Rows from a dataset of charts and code
....................

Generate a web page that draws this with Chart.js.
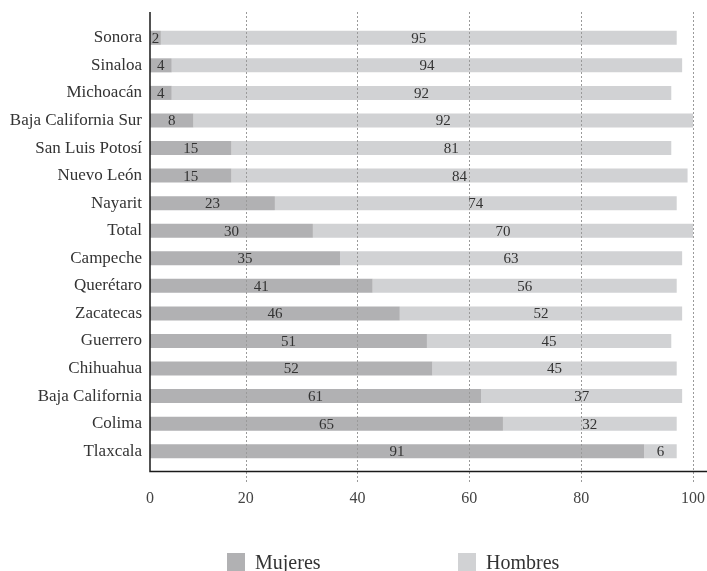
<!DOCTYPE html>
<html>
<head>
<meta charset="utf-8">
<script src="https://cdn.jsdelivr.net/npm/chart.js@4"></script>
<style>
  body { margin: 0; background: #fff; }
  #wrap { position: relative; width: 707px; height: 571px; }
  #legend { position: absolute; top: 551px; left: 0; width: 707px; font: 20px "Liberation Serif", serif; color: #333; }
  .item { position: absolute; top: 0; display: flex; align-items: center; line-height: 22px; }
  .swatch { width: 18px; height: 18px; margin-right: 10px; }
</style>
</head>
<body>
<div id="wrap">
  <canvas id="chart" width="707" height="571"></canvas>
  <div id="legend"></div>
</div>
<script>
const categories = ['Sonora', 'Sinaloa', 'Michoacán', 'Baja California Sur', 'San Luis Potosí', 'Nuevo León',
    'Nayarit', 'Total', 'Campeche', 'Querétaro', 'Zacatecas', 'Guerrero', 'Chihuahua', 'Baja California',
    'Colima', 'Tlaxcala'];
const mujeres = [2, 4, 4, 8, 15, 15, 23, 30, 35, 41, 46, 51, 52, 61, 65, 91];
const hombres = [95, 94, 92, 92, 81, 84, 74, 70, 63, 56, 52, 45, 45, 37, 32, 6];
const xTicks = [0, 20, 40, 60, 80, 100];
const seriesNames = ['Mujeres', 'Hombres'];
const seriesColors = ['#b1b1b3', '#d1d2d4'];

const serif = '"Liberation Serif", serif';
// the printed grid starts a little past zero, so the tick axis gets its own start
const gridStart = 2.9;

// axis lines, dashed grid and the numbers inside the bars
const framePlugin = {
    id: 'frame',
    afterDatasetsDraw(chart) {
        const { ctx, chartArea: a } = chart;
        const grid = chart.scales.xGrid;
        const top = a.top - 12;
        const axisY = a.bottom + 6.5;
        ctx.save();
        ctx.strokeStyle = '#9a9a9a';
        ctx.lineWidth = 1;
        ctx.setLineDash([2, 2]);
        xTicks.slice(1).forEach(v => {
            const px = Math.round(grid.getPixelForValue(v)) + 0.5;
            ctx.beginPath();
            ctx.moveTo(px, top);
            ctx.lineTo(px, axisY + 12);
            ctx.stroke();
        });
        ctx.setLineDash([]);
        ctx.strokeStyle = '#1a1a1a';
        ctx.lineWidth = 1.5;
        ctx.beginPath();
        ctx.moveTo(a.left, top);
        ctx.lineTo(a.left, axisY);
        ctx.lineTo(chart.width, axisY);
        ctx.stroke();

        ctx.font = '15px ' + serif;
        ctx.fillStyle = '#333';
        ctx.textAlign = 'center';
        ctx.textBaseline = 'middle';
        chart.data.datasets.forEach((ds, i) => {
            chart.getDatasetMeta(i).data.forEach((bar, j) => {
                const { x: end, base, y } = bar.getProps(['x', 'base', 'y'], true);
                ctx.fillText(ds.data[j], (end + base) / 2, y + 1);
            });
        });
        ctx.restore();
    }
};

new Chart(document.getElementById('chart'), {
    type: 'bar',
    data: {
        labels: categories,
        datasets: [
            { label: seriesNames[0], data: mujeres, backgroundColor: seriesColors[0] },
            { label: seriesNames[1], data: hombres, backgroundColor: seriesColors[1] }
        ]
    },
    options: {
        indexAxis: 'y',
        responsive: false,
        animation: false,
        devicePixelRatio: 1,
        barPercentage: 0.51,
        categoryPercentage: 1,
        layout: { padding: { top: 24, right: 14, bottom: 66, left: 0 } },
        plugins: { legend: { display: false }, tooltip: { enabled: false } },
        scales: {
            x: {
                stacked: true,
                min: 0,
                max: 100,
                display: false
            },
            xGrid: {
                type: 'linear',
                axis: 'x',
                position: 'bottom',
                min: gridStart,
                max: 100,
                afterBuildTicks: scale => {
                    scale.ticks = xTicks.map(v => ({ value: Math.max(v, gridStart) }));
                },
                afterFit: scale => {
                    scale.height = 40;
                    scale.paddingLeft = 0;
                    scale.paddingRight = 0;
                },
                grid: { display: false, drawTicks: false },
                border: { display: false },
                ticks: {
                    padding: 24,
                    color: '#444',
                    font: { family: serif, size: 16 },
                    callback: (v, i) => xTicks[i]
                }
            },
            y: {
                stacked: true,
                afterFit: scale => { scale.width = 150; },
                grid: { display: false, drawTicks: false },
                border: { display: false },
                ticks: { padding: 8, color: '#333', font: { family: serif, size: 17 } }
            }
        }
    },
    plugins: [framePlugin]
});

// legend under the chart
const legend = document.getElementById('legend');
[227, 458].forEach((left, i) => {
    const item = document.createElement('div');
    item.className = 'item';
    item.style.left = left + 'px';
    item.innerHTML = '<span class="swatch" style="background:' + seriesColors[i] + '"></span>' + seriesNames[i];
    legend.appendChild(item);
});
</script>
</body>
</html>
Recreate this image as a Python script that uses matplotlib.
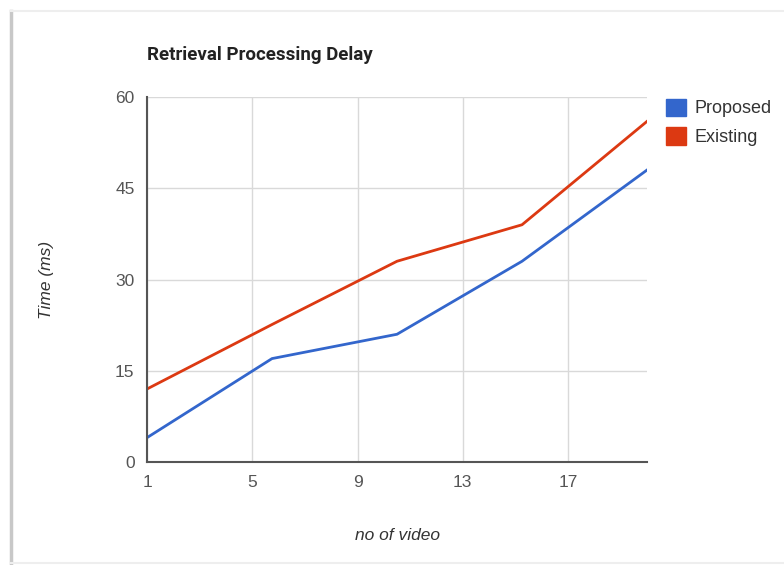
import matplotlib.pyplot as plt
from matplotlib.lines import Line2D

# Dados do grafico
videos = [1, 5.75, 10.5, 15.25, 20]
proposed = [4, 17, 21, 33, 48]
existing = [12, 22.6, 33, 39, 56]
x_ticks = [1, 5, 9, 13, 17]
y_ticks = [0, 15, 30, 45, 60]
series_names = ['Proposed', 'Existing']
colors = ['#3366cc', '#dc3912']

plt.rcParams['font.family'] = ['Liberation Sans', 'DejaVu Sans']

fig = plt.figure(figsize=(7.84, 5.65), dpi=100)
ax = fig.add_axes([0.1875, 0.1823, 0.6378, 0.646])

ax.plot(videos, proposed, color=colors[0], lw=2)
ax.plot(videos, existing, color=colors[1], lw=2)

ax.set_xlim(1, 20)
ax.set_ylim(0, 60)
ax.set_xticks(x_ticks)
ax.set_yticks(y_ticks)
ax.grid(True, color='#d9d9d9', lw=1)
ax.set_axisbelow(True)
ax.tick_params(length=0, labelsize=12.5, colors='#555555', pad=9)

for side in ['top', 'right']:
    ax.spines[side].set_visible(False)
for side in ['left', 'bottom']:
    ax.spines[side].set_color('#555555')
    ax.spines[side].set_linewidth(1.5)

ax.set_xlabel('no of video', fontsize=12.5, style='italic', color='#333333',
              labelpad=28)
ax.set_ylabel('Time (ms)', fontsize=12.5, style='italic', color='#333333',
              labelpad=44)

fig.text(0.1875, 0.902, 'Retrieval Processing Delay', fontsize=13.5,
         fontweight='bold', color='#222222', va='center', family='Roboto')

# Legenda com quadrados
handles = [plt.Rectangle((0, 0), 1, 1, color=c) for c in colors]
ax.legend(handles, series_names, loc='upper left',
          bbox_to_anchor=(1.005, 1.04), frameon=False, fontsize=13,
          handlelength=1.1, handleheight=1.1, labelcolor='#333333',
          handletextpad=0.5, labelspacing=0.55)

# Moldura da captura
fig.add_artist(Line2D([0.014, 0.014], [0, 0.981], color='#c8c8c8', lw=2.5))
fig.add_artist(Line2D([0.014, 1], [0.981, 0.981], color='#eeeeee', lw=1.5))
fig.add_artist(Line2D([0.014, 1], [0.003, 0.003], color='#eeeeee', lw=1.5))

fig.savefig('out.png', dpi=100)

....................

Return the listing above word for word, with the pictures removed.

Generate a web page that draws this with Chart.js.
<!DOCTYPE html>
<html>
<head>
<meta charset="utf-8">
<script src="https://cdn.jsdelivr.net/npm/chart.js@4"></script>
<style>
  body { margin: 0; background: #fff; }
  #wrap { position: relative; width: 707px; height: 571px; }
  #legend { position: absolute; top: 551px; left: 0; width: 707px; font: 20px "Liberation Serif", serif; color: #333; }
  .item { position: absolute; top: 0; display: flex; align-items: center; line-height: 22px; }
  .swatch { width: 18px; height: 18px; margin-right: 10px; }
</style>
</head>
<body>
<div id="wrap">
  <canvas id="chart" width="707" height="571"></canvas>
  <div id="legend"></div>
</div>
<script>
const categories = ['Sonora', 'Sinaloa', 'Michoacán', 'Baja California Sur', 'San Luis Potosí', 'Nuevo León',
    'Nayarit', 'Total', 'Campeche', 'Querétaro', 'Zacatecas', 'Guerrero', 'Chihuahua', 'Baja California',
    'Colima', 'Tlaxcala'];
const mujeres = [2, 4, 4, 8, 15, 15, 23, 30, 35, 41, 46, 51, 52, 61, 65, 91];
const hombres = [95, 94, 92, 92, 81, 84, 74, 70, 63, 56, 52, 45, 45, 37, 32, 6];
const xTicks = [0, 20, 40, 60, 80, 100];
const seriesNames = ['Mujeres', 'Hombres'];
const seriesColors = ['#b1b1b3', '#d1d2d4'];

const serif = '"Liberation Serif", serif';
// the printed grid starts a little past zero, so the tick axis gets its own start
const gridStart = 2.9;

// axis lines, dashed grid and the numbers inside the bars
const framePlugin = {
    id: 'frame',
    afterDatasetsDraw(chart) {
        const { ctx, chartArea: a } = chart;
        const grid = chart.scales.xGrid;
        const top = a.top - 12;
        const axisY = a.bottom + 6.5;
        ctx.save();
        ctx.strokeStyle = '#9a9a9a';
        ctx.lineWidth = 1;
        ctx.setLineDash([2, 2]);
        xTicks.slice(1).forEach(v => {
            const px = Math.round(grid.getPixelForValue(v)) + 0.5;
            ctx.beginPath();
            ctx.moveTo(px, top);
            ctx.lineTo(px, axisY + 12);
            ctx.stroke();
        });
        ctx.setLineDash([]);
        ctx.strokeStyle = '#1a1a1a';
        ctx.lineWidth = 1.5;
        ctx.beginPath();
        ctx.moveTo(a.left, top);
        ctx.lineTo(a.left, axisY);
        ctx.lineTo(chart.width, axisY);
        ctx.stroke();

        ctx.font = '15px ' + serif;
        ctx.fillStyle = '#333';
        ctx.textAlign = 'center';
        ctx.textBaseline = 'middle';
        chart.data.datasets.forEach((ds, i) => {
            chart.getDatasetMeta(i).data.forEach((bar, j) => {
                const { x: end, base, y } = bar.getProps(['x', 'base', 'y'], true);
                ctx.fillText(ds.data[j], (end + base) / 2, y + 1);
            });
        });
        ctx.restore();
    }
};

new Chart(document.getElementById('chart'), {
    type: 'bar',
    data: {
        labels: categories,
        datasets: [
            { label: seriesNames[0], data: mujeres, backgroundColor: seriesColors[0] },
            { label: seriesNames[1], data: hombres, backgroundColor: seriesColors[1] }
        ]
    },
    options: {
        indexAxis: 'y',
        responsive: false,
        animation: false,
        devicePixelRatio: 1,
        barPercentage: 0.51,
        categoryPercentage: 1,
        layout: { padding: { top: 24, right: 14, bottom: 66, left: 0 } },
        plugins: { legend: { display: false }, tooltip: { enabled: false } },
        scales: {
            x: {
                stacked: true,
                min: 0,
                max: 100,
                display: false
            },
            xGrid: {
                type: 'linear',
                axis: 'x',
                position: 'bottom',
                min: gridStart,
                max: 100,
                afterBuildTicks: scale => {
                    scale.ticks = xTicks.map(v => ({ value: Math.max(v, gridStart) }));
                },
                afterFit: scale => {
                    scale.height = 40;
                    scale.paddingLeft = 0;
                    scale.paddingRight = 0;
                },
                grid: { display: false, drawTicks: false },
                border: { display: false },
                ticks: {
                    padding: 24,
                    color: '#444',
                    font: { family: serif, size: 16 },
                    callback: (v, i) => xTicks[i]
                }
            },
            y: {
                stacked: true,
                afterFit: scale => { scale.width = 150; },
                grid: { display: false, drawTicks: false },
                border: { display: false },
                ticks: { padding: 8, color: '#333', font: { family: serif, size: 17 } }
            }
        }
    },
    plugins: [framePlugin]
});

// legend under the chart
const legend = document.getElementById('legend');
[227, 458].forEach((left, i) => {
    const item = document.createElement('div');
    item.className = 'item';
    item.style.left = left + 'px';
    item.innerHTML = '<span class="swatch" style="background:' + seriesColors[i] + '"></span>' + seriesNames[i];
    legend.appendChild(item);
});
</script>
</body>
</html>
Recreate this image as a Python script that uses matplotlib.
import matplotlib.pyplot as plt
from matplotlib.lines import Line2D

# Dados do grafico
videos = [1, 5.75, 10.5, 15.25, 20]
proposed = [4, 17, 21, 33, 48]
existing = [12, 22.6, 33, 39, 56]
x_ticks = [1, 5, 9, 13, 17]
y_ticks = [0, 15, 30, 45, 60]
series_names = ['Proposed', 'Existing']
colors = ['#3366cc', '#dc3912']

plt.rcParams['font.family'] = ['Liberation Sans', 'DejaVu Sans']

fig = plt.figure(figsize=(7.84, 5.65), dpi=100)
ax = fig.add_axes([0.1875, 0.1823, 0.6378, 0.646])

ax.plot(videos, proposed, color=colors[0], lw=2)
ax.plot(videos, existing, color=colors[1], lw=2)

ax.set_xlim(1, 20)
ax.set_ylim(0, 60)
ax.set_xticks(x_ticks)
ax.set_yticks(y_ticks)
ax.grid(True, color='#d9d9d9', lw=1)
ax.set_axisbelow(True)
ax.tick_params(length=0, labelsize=12.5, colors='#555555', pad=9)

for side in ['top', 'right']:
    ax.spines[side].set_visible(False)
for side in ['left', 'bottom']:
    ax.spines[side].set_color('#555555')
    ax.spines[side].set_linewidth(1.5)

ax.set_xlabel('no of video', fontsize=12.5, style='italic', color='#333333',
              labelpad=28)
ax.set_ylabel('Time (ms)', fontsize=12.5, style='italic', color='#333333',
              labelpad=44)

fig.text(0.1875, 0.902, 'Retrieval Processing Delay', fontsize=13.5,
         fontweight='bold', color='#222222', va='center', family='Roboto')

# Legenda com quadrados
handles = [plt.Rectangle((0, 0), 1, 1, color=c) for c in colors]
ax.legend(handles, series_names, loc='upper left',
          bbox_to_anchor=(1.005, 1.04), frameon=False, fontsize=13,
          handlelength=1.1, handleheight=1.1, labelcolor='#333333',
          handletextpad=0.5, labelspacing=0.55)

# Moldura da captura
fig.add_artist(Line2D([0.014, 0.014], [0, 0.981], color='#c8c8c8', lw=2.5))
fig.add_artist(Line2D([0.014, 1], [0.981, 0.981], color='#eeeeee', lw=1.5))
fig.add_artist(Line2D([0.014, 1], [0.003, 0.003], color='#eeeeee', lw=1.5))

fig.savefig('out.png', dpi=100)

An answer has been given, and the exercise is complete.